Thread: slow pg_dump with bytea
I don't know if the PG developers are aware of this: https://serverfault.com/questions/1081642/postgresql-13-speed-up-pg-dump-to-5-minutes-instead-of-70-minutes But this question is quite famous and many users like the solution. So maybe you can fix it by changing the pg_dump process to not compress any bytea data. regards Janning
On Fri, 2023-10-20 at 12:26 +0200, Janning Vygen wrote: > I don't know if the PG developers are aware of this: > > https://serverfault.com/questions/1081642/postgresql-13-speed-up-pg-dump-to-5-minutes-instead-of-70-minutes > > But this question is quite famous and many users like the solution. > So maybe you can fix it by changing the pg_dump process to not compress > any bytea data. Doesn't sound like a bug to me. Compression is determined when "pg_dump" starts. How should it guess that there is a binary column with compressed data in some table?
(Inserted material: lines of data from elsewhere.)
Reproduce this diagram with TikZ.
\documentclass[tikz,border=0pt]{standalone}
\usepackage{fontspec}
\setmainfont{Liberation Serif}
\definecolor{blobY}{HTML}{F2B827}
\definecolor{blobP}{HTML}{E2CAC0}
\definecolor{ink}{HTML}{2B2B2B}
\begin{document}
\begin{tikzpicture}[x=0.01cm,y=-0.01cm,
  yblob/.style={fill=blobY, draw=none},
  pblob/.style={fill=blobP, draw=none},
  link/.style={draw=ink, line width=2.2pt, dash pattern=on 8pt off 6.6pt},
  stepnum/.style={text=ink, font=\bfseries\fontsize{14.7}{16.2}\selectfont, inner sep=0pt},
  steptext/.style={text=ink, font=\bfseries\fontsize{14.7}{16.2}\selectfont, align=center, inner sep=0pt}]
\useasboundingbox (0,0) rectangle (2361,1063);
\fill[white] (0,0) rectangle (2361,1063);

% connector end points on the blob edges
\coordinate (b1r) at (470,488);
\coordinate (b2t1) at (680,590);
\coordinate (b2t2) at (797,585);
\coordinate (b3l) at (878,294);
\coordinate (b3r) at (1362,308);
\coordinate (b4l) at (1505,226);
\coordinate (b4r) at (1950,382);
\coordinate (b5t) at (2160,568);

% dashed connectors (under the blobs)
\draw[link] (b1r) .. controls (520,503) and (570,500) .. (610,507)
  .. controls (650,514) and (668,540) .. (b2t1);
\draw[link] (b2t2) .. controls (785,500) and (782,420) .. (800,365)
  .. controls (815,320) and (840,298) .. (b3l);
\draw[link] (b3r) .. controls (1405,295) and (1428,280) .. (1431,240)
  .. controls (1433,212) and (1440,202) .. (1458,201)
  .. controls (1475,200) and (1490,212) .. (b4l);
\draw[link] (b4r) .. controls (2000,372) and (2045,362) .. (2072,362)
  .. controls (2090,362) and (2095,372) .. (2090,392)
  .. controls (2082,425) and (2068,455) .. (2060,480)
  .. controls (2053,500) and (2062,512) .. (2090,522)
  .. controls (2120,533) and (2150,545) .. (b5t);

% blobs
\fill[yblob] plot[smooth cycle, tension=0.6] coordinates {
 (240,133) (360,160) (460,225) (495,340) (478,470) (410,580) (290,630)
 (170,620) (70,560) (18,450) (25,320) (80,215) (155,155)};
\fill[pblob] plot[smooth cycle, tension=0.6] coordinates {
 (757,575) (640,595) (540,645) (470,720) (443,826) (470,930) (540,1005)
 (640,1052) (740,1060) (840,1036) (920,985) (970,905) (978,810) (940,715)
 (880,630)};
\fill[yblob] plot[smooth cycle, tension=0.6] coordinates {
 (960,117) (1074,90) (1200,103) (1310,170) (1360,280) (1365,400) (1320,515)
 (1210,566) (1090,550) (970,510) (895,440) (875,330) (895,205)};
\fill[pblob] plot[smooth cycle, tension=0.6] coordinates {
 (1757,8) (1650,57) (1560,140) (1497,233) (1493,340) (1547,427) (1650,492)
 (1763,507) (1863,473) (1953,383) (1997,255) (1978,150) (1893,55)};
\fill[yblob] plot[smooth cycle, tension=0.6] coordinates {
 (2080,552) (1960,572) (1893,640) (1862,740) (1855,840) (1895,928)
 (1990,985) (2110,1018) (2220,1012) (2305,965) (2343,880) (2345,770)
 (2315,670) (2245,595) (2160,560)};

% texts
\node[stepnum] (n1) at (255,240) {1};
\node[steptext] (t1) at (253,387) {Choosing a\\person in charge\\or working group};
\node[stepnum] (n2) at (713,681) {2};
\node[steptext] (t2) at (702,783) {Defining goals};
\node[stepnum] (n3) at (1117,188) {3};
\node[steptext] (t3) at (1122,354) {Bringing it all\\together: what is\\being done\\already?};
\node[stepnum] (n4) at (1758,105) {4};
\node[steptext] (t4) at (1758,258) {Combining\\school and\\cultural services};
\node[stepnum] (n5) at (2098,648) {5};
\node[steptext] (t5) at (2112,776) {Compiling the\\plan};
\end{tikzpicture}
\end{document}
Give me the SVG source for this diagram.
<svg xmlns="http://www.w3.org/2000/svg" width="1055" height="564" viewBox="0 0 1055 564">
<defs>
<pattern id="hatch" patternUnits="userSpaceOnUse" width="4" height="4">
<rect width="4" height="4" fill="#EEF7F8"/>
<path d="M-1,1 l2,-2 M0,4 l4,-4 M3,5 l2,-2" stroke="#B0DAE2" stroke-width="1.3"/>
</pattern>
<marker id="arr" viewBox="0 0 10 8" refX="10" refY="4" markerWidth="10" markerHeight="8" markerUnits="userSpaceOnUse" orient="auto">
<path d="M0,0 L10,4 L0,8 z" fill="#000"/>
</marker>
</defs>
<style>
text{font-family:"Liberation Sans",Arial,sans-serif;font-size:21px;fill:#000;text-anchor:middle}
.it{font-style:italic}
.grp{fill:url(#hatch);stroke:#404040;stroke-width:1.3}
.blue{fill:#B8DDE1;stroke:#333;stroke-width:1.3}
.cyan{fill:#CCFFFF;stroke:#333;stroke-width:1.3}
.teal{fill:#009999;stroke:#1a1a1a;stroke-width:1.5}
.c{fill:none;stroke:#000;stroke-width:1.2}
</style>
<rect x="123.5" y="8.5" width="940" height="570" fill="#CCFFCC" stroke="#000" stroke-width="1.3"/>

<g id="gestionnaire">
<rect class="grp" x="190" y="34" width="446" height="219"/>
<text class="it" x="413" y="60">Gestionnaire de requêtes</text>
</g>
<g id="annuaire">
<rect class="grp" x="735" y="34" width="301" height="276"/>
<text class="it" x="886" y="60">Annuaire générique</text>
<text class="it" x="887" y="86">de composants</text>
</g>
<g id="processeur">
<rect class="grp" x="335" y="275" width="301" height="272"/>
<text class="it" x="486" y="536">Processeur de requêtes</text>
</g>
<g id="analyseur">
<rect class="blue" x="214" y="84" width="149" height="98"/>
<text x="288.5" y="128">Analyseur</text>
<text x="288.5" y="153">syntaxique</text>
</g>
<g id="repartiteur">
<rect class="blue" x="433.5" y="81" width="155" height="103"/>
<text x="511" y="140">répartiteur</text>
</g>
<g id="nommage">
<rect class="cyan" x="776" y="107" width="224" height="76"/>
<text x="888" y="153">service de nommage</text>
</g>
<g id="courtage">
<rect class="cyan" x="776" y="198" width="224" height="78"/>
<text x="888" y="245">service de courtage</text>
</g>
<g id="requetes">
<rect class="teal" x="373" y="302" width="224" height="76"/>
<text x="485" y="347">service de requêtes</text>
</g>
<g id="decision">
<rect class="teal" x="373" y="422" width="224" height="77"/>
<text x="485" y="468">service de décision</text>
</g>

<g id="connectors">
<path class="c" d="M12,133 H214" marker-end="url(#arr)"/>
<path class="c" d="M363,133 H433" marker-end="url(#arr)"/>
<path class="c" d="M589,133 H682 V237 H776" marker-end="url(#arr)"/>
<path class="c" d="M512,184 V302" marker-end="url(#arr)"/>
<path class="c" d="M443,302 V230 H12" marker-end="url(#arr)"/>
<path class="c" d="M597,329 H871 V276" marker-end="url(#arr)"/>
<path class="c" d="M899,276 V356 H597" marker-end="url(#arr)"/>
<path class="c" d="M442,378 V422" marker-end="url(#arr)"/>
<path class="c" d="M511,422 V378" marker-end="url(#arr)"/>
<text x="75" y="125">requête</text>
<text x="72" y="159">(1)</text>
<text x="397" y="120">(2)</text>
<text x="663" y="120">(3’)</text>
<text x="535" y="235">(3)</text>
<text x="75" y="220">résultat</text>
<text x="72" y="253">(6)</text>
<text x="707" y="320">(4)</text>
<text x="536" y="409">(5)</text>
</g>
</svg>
Even if it did, I wouldn't feel well with a "pg_dump" with enough artificial intelligence to do this automatically for me (and get it wrong occasionally). In addition, I don't think that this problem is limited to compressed binary data. In my experience, compressed dumps are always slower than uncompressed ones. It is a speed vs. size thing. By the way, PostgreSQL v16 introduced compression with "lz4" und "zstd" to "pg_dump", which is much faster. Yours, Laurenz Albe
Thanks for this quick response. Don't think it is a bug either. So, wrong list, actually. But I didn't found any "feature request" list. Sorry for this. Anyhow, for me it seems odd that you can dump in a fraction of time compared to the default settings. With the solution in the link you have both: speed and compression. Which seems to be offered by pg_dump -Z option too, acording to the level yu set. But it isn't. regards Janning Am 20.10.23 um 13:52 schrieb Laurenz Albe: > On Fri, 2023-10-20 at 12:26 +0200, Janning Vygen wrote: >> I don't know if the PG developers are aware of this: >> >> https://serverfault.com/questions/1081642/postgresql-13-speed-up-pg-dump-to-5-minutes-instead-of-70-minutes >> >> But this question is quite famous and many users like the solution. >> So maybe you can fix it by changing the pg_dump process to not compress >> any bytea data. > > Doesn't sound like a bug to me. > > Compression is determined when "pg_dump" starts. How should it guess that > there is a binary column with compressed data in some table? Even if it did, > I wouldn't feel well with a "pg_dump" with enough artificial intelligence to > do this automatically for me (and get it wrong occasionally). > > In addition, I don't think that this problem is limited to compressed > binary data. In my experience, compressed dumps are always slower than > uncompressed ones. It is a speed vs. size thing. > > By the way, PostgreSQL v16 introduced compression with "lz4" und "zstd" > to "pg_dump", which is much faster. > > Yours, > Laurenz Albe
On Fri, 2023-10-20 at 14:08 +0200, Janning Vygen wrote: > Anyhow, for me it seems odd that you can dump in a fraction of time > compared to the default settings. With the solution in the link you have > both: speed and compression. Which seems to be offered by pg_dump -Z > option too, acording to the level yu set. But it isn't. Who says that the only goal of pg_dump is speed? Like I said, specialized compression software is way better than PostgreSQL's built-in "pglz". Yours, Laurenz Albe
On 2023-Oct-20, Janning Vygen wrote: > So maybe you can fix it by changing the pg_dump process to not compress any > bytea data. The problem with this idea is that the compression applies to the whole data stream. The backup format doesn't allow to compress some columns and not others. Doing that would require a lot of changes to pg_dump. Maybe a workable idea would be to allow excluding individual tables from being compressed. -- Álvaro Herrera Breisgau, Deutschland — https://www.EnterpriseDB.com/ "El hombre nunca sabe de lo que es capaz hasta que lo intenta" (C. Dickens)